On va passer très vite sur le débat stérile qui s’interroge pour savoir si cet album relève du rap ou de la pop. Là où Le Chat et Autres Histoires convoquait le groupe de scène du justicier masqué, Vanité opère à nu avec pour tout musicien Fuzati et sa trôlée de machines antiques ou plus modernes. Autant dire qu’on se situe ici à la racine même du Klub, des beats, des lignes de claviers synthétiques, parfois des pianos seuls, c’est-à-dire un accompagnement à la fois percutant, mélodique et racé qui renvoie autant à l’univers du hip-hop qu’à la culture du beatmaker nourrie au jazz, aux années 70 et à la pop. Vanité est un disque singulier, unique en son genre. La grande affaire du disque (une réussite exemplaire) est le recours sur quatre morceaux à un ensemble choral, c’est-à-dire une foutue chorale de quartier qui vient ambiancer les pièces et donner un tour inattendu (façon choeur antique) et solennel, une emphase fantastique à certains titres.
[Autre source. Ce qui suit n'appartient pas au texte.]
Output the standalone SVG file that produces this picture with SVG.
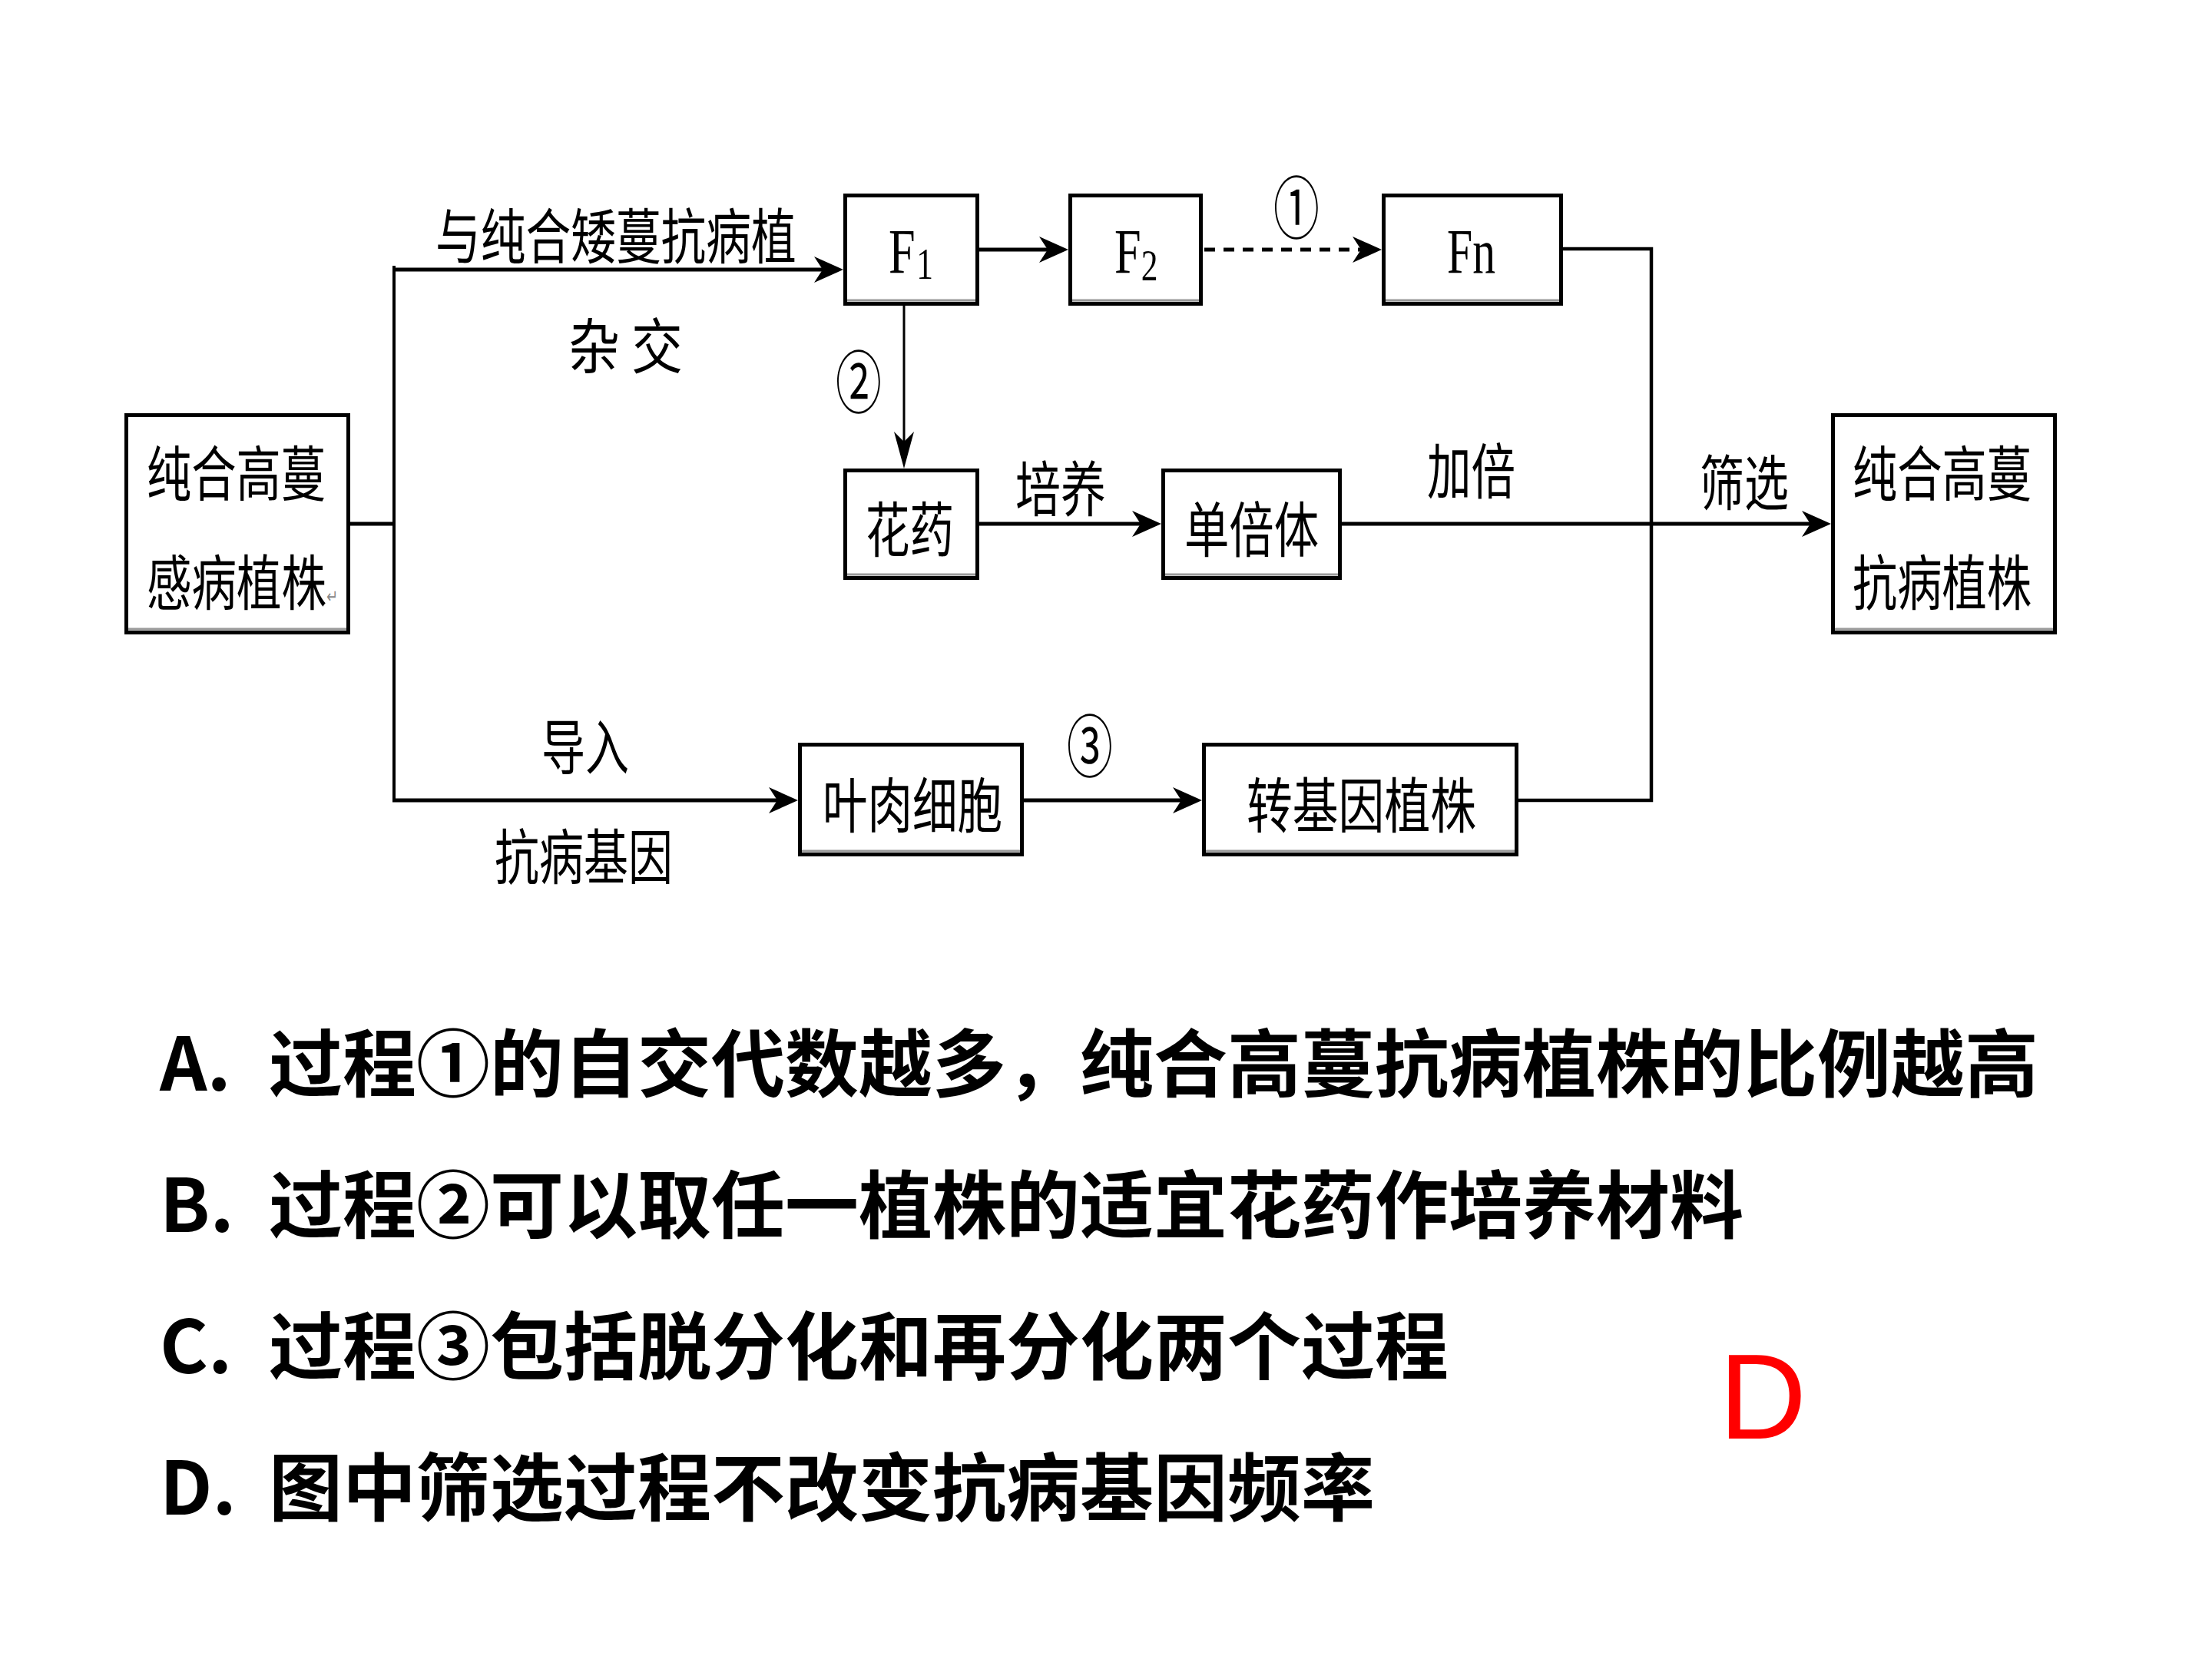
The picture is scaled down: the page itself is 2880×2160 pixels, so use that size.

Ceci mis à part, le disque se résume à Fuzati du sol au grenier : une déferlante de punchlines et de couplets incendiaires, de visions amères et extralucides sur l’époque qui s’abattent sur l’auditeur comme des uppercuts au menton, des coups de boule en série et pénètrent jusqu’au tréfond de l’âme pour vous mettre à genoux ET vous faire mourir de rire. Fuzati rappe comme un prince aux pieds d’argile. Sa fluidité est toute relative mais il atteint, avec sa technique si particulière, à plat et sans presque aucune variation, une vitesse d’exécution qui fait des ravages. Vanité est à cet égard comme le couronnement de cette technique singulière et une splendeur d’écriture technicienne. Jamais Fuzati n’a sonné aussi juste et aussi bien mis en valeur que sur ce disque qu’il a construit et interprété de A à Z. Les textes sont partout (et quelle que soit la manière dont il les met en scène) d’une intelligibilité redoutable – chose qui le distingue du tout venant. Les mots claquent, pétillent, parfaitement mis en place dans un écrin musical, pourtant complexe, où le musicien leur réserve à chaque fois la place du roi. A aucun moment, on ne ressent la monotonie et l’effet de répétition qui vient avec l’unicité du flow tant on est saisi par le sens et la manière dont tout cela s’articule.
Vanité prend pour thème la win, la réussite, la fascination du succès et la critique des attributs qui en découlent. Fuzati choisit (à travers une obsession nouvelle pour les réseaux sociaux et le mirage/miroir qu’ils proposent) de ne pas en faire un état stable mais plutôt une extension accidentelle et usurpée de la lose et c’est ce qui fait l’extrême originalité et la vigueur de son traitement. A aucun moment, on ne croit au triomphe de la volonté ou de l’argent. Son Champion est un loser qui s’ignore, un minable qui retombera assez tôt dans la médiocrité et la bouse. La chorale entonne le sourire aux lèvres un « t’es un champion » moqueur et irrésistible. Fuzati est en furie et au sommet de son art pour réduire les ambitions humaines à une agitation idiote et grotesque. « Ca s’achète une malle Vuitton et ça voyage qu’en RER. Accroche médaille de fils de pute. Tu sais le plus fort c’est la mort. T’es superstar, t’es un champion. Une sextape avec ton garde. Beaucoup de filtres en selfie en espérant du following mais t’as une tête à t’être fait dépuceler dans les chiottes d’un bowling. »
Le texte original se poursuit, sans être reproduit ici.